The bearings themselves add a little weight over bushings, but I have cancelled this out by weight savings elsewhere, while also making the bike stronger in the process.

It is not just the bearings that have changed however, there have been literally hundreds of tweaks and alterations based on the feedback I received. Not a single CNC part remains the same as the last batch, everything has been looked at again and refined or totally redesigned. It might take a keen eye to spot them, but there are changes almost everywhere to strengthen, lighten and generally improve the design and make it more compatible with parts like chain guides, as well as improve manufacturing tolerances by changing assembly patterns.

Other main changes:

  • There will only be one travel setting of 8" (203mm)
I found that nearly everyone rode their MkI legends in the one setting the whole time without switching except to give the other option a quick try. I feel that 8" is the right amount of travel for the majority of DH courses.

  • Suspension linkage
I have modified the linkage geometry and components to make the leverage curve a little bit more linear (was slightly too progressive before). This will make tuning shocks easier, and offer the rider slightly more control and traction.

The axle path is not as initially rearward as before, which reduces the chainstretch and pedal kickback experienced. Don't worry, it is still more rearward than most DH bikes to give great square edge bump absorbtion, but will feel more controlled now, as the radius of curvature of the axle path is not as tight.

  • Geometry

Well, I'll let the following geo table do the talking here, but essentially the BB has dropped, the head angle has slackened, and the top tubes are longer. The longer top tubes have pushed the weight up slightly, but only by maybe 100g or so. We'll post actual weights when we have a couple of protos ready.

I think I have covered everything now, and anything I haven't you will probably be able to spot in the following pics from my computer screen.

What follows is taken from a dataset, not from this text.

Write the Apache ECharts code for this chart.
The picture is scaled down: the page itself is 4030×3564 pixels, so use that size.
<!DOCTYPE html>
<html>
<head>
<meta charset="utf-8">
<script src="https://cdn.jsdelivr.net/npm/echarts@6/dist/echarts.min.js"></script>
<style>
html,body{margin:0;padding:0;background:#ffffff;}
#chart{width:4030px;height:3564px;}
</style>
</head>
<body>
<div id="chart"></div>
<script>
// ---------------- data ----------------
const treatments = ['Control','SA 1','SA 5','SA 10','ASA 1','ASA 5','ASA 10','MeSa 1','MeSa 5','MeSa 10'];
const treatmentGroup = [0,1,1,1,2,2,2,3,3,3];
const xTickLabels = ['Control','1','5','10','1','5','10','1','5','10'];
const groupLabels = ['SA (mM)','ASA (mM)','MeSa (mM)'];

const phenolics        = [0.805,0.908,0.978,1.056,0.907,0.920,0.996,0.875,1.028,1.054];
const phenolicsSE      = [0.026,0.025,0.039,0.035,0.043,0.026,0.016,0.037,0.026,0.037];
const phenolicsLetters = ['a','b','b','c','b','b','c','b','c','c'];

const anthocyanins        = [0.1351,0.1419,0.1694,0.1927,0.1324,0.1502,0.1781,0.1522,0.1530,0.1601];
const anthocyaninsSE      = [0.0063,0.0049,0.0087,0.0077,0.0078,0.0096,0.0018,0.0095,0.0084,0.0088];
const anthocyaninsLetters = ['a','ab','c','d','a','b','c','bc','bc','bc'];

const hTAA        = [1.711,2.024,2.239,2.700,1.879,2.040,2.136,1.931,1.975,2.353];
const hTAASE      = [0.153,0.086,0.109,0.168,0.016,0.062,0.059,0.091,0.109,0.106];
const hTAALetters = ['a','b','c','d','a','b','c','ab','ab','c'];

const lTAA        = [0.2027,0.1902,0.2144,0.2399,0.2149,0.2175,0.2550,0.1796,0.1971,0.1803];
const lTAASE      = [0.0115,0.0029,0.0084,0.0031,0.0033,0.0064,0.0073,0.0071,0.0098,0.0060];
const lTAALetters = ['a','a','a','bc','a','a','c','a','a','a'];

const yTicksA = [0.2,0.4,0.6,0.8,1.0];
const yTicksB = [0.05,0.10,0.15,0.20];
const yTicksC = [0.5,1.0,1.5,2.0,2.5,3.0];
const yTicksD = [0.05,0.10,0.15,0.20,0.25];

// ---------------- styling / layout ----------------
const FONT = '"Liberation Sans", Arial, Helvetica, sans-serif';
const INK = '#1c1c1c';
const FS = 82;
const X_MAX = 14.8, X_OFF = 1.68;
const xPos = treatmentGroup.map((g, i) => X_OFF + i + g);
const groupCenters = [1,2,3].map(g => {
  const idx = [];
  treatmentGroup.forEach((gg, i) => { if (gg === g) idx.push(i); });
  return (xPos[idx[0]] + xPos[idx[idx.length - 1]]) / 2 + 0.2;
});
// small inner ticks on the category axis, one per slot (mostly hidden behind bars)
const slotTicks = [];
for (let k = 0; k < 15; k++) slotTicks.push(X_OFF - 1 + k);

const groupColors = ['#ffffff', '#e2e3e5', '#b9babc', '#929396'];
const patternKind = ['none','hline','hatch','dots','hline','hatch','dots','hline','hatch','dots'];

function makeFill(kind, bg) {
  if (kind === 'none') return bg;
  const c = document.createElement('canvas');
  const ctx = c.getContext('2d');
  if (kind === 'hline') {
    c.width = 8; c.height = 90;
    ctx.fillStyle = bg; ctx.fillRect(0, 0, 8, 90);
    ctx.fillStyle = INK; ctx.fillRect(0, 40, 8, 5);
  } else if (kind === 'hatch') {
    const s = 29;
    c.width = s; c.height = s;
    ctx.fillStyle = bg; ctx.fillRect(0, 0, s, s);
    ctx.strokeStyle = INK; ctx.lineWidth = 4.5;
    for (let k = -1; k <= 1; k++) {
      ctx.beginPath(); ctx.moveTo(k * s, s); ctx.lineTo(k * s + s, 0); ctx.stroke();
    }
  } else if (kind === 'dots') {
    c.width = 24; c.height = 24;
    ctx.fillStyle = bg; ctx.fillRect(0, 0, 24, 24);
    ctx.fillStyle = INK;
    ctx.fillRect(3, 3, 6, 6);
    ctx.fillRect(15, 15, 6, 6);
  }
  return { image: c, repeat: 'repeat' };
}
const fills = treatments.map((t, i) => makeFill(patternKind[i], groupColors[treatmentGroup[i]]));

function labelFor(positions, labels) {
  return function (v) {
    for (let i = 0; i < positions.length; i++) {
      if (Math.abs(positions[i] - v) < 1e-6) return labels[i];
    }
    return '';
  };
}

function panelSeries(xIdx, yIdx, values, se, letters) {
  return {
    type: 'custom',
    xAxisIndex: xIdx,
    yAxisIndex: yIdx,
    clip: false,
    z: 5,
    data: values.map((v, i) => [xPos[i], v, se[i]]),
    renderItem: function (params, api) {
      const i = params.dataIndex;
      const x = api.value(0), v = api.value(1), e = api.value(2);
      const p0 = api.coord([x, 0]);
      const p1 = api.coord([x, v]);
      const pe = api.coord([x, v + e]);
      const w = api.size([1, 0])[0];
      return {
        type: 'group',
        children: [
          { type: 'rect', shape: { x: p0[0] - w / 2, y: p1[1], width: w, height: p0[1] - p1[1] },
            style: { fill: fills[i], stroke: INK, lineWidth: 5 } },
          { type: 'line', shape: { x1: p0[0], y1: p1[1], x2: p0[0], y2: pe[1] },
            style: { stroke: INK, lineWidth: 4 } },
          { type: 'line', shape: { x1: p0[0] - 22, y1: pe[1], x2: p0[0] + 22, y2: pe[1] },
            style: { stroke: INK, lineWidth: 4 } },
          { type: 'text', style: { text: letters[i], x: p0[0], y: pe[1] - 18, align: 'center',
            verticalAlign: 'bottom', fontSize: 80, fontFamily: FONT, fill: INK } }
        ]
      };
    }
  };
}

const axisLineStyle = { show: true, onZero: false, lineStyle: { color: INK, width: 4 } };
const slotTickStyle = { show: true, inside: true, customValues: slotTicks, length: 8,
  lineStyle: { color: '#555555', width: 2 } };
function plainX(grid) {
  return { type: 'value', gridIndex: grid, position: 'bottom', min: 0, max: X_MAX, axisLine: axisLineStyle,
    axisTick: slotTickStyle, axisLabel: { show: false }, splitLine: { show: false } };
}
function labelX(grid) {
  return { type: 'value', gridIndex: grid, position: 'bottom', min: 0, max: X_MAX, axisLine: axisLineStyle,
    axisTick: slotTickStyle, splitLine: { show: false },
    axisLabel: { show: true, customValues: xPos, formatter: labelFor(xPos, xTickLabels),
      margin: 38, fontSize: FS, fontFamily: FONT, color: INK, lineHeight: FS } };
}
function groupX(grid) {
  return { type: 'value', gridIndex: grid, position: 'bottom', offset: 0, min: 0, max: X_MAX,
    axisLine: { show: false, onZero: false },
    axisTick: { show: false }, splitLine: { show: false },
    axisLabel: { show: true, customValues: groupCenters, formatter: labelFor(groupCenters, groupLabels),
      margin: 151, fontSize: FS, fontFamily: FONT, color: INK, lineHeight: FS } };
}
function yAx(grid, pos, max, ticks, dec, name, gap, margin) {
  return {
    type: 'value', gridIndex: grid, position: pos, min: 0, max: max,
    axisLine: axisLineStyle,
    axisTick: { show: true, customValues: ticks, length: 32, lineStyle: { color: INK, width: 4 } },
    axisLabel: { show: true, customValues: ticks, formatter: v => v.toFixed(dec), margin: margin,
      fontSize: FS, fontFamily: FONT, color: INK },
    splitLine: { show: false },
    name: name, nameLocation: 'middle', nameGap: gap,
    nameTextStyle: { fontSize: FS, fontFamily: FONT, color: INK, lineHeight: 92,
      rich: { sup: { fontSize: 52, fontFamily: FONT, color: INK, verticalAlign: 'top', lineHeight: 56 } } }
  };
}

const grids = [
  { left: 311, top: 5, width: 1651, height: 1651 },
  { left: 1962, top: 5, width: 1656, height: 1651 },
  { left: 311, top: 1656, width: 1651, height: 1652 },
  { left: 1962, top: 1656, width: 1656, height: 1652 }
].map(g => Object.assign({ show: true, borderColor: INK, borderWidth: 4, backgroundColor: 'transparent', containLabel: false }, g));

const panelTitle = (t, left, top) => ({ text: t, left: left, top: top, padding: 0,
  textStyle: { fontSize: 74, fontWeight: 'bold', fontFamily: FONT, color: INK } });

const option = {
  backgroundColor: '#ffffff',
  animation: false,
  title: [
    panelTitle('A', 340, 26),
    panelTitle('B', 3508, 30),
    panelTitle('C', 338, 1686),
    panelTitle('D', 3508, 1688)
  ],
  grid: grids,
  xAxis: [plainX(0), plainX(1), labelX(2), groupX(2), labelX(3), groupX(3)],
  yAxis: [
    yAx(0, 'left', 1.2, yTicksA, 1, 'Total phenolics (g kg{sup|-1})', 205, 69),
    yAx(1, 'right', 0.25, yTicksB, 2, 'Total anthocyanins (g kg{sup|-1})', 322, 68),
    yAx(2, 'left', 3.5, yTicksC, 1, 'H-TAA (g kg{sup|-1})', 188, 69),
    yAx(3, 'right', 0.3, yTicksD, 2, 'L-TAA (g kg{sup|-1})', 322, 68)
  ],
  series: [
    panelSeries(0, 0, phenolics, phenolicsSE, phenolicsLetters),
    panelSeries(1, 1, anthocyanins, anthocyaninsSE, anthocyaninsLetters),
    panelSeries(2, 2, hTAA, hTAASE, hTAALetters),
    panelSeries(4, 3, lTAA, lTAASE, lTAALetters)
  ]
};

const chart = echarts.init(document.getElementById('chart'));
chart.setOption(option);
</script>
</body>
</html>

Oh, I'm blatantly going to be asked about cost and availability dates... Cost has yet to be confirmed as it depends on a few factors as well as the shock that we ship the frame with. Availability will be early 2010.

I want to just say a big thanks to all those legend test riders out there who have supplied me with feedback. I have done my best to adjust everything accordingly to follow the general trend. I couldn't have done it without you!